Anyone else have trouble with a bottom bracket on a 2007 Specialized Roubaix Elite Triple?


----------



## Export A (Mar 18, 2007)

My bottom brackets always make noise when I stand up and mash the pedals(RB or MTB). Or maybe its the cranks and the rings..... don't know. But what the heck you got a free BB out of the deal. Did it solve the problem?


----------



## ws46060 (Jul 16, 2006)

Yes, the new BB makes no noise, even under the heaviest load I can put on it.


----------



## MaddSkillz (Mar 13, 2007)

What's a "bottom bracket?" Sorry, still a newb.


----------



## dekindy (Jul 7, 2006)

MaddSkillz said:


> What's a "bottom bracket?" Sorry, still a newb.

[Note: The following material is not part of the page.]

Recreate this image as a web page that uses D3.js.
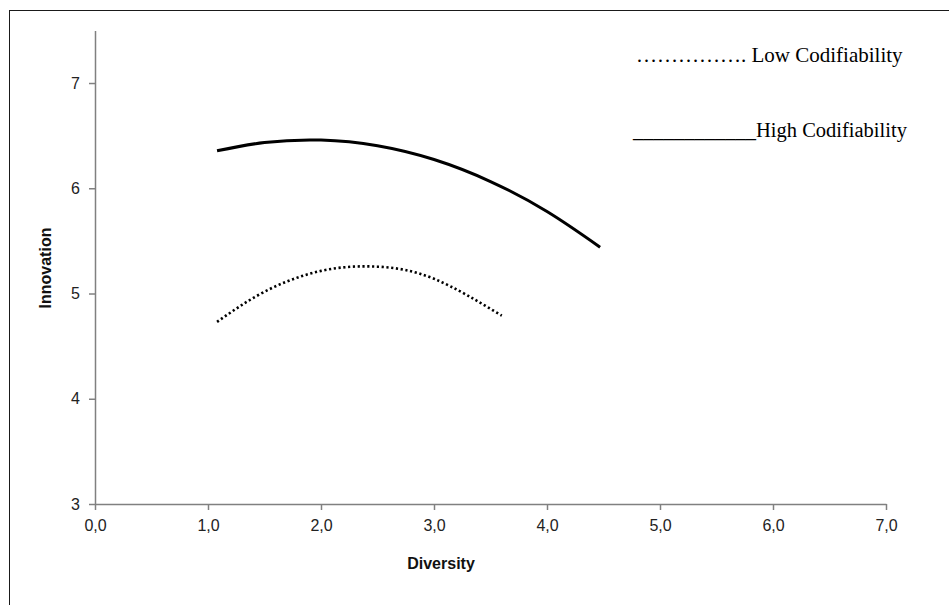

http://sheldonbrown.com/gloss_bo-z.html#bottom
Explanation and pictures.

Scroll to top of screen and there is an alphabetical index to access Sheldon Brown's Glossary of bicyle terms. Good website for a newb. Hope this helps.


----------



## RoubRider (Aug 1, 2007)

My brand spanking new Expert triple had a very slight binding in the BB. I could feel it by slowly rotating the crank backwards.

I took it back to my LBS and the mechanic took it apart, cleaned and inpected the components and reinstalled it. Problem gone, there were a couple of pieces of dirt/residue/gunk on two of the seals that probably were the cause.....or just readjusting the bearing preload did it.

Tom


----------